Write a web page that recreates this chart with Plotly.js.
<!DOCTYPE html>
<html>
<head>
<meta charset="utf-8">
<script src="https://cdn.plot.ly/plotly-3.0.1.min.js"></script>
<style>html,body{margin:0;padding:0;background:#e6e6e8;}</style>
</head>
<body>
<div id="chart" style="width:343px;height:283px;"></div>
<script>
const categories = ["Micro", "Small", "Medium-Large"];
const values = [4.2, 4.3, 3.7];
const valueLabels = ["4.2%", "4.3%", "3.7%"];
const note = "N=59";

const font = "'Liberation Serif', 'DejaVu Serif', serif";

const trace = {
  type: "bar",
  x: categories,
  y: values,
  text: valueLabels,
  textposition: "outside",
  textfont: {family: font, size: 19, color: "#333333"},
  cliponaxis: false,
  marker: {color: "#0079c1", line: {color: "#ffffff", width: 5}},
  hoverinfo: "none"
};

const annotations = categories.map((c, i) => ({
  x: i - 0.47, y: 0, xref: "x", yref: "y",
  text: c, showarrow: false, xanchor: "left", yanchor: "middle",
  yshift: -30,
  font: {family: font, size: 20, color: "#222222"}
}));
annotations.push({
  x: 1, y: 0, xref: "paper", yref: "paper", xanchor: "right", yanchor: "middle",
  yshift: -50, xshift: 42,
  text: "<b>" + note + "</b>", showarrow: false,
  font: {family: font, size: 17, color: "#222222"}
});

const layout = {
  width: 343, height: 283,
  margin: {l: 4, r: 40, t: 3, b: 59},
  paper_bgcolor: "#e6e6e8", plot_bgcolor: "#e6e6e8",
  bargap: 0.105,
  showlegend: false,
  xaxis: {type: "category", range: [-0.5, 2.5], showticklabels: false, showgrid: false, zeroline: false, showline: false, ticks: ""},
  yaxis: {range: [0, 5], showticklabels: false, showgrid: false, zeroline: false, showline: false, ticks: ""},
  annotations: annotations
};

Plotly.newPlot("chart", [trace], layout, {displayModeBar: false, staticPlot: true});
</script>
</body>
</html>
..........
- _Set problem_
Would you give the material above again, complete and exact?

- _Expected answer_
Write a web page that recreates this chart with Plotly.js.
<!DOCTYPE html>
<html>
<head>
<meta charset="utf-8">
<script src="https://cdn.plot.ly/plotly-3.0.1.min.js"></script>
<style>html,body{margin:0;padding:0;background:#e6e6e8;}</style>
</head>
<body>
<div id="chart" style="width:343px;height:283px;"></div>
<script>
const categories = ["Micro", "Small", "Medium-Large"];
const values = [4.2, 4.3, 3.7];
const valueLabels = ["4.2%", "4.3%", "3.7%"];
const note = "N=59";

const font = "'Liberation Serif', 'DejaVu Serif', serif";

const trace = {
  type: "bar",
  x: categories,
  y: values,
  text: valueLabels,
  textposition: "outside",
  textfont: {family: font, size: 19, color: "#333333"},
  cliponaxis: false,
  marker: {color: "#0079c1", line: {color: "#ffffff", width: 5}},
  hoverinfo: "none"
};

const annotations = categories.map((c, i) => ({
  x: i - 0.47, y: 0, xref: "x", yref: "y",
  text: c, showarrow: false, xanchor: "left", yanchor: "middle",
  yshift: -30,
  font: {family: font, size: 20, color: "#222222"}
}));
annotations.push({
  x: 1, y: 0, xref: "paper", yref: "paper", xanchor: "right", yanchor: "middle",
  yshift: -50, xshift: 42,
  text: "<b>" + note + "</b>", showarrow: false,
  font: {family: font, size: 17, color: "#222222"}
});

const layout = {
  width: 343, height: 283,
  margin: {l: 4, r: 40, t: 3, b: 59},
  paper_bgcolor: "#e6e6e8", plot_bgcolor: "#e6e6e8",
  bargap: 0.105,
  showlegend: false,
  xaxis: {type: "category", range: [-0.5, 2.5], showticklabels: false, showgrid: false, zeroline: false, showline: false, ticks: ""},
  yaxis: {range: [0, 5], showticklabels: false, showgrid: false, zeroline: false, showline: false, ticks: ""},
  annotations: annotations
};

Plotly.newPlot("chart", [trace], layout, {displayModeBar: false, staticPlot: true});
</script>
</body>
</html>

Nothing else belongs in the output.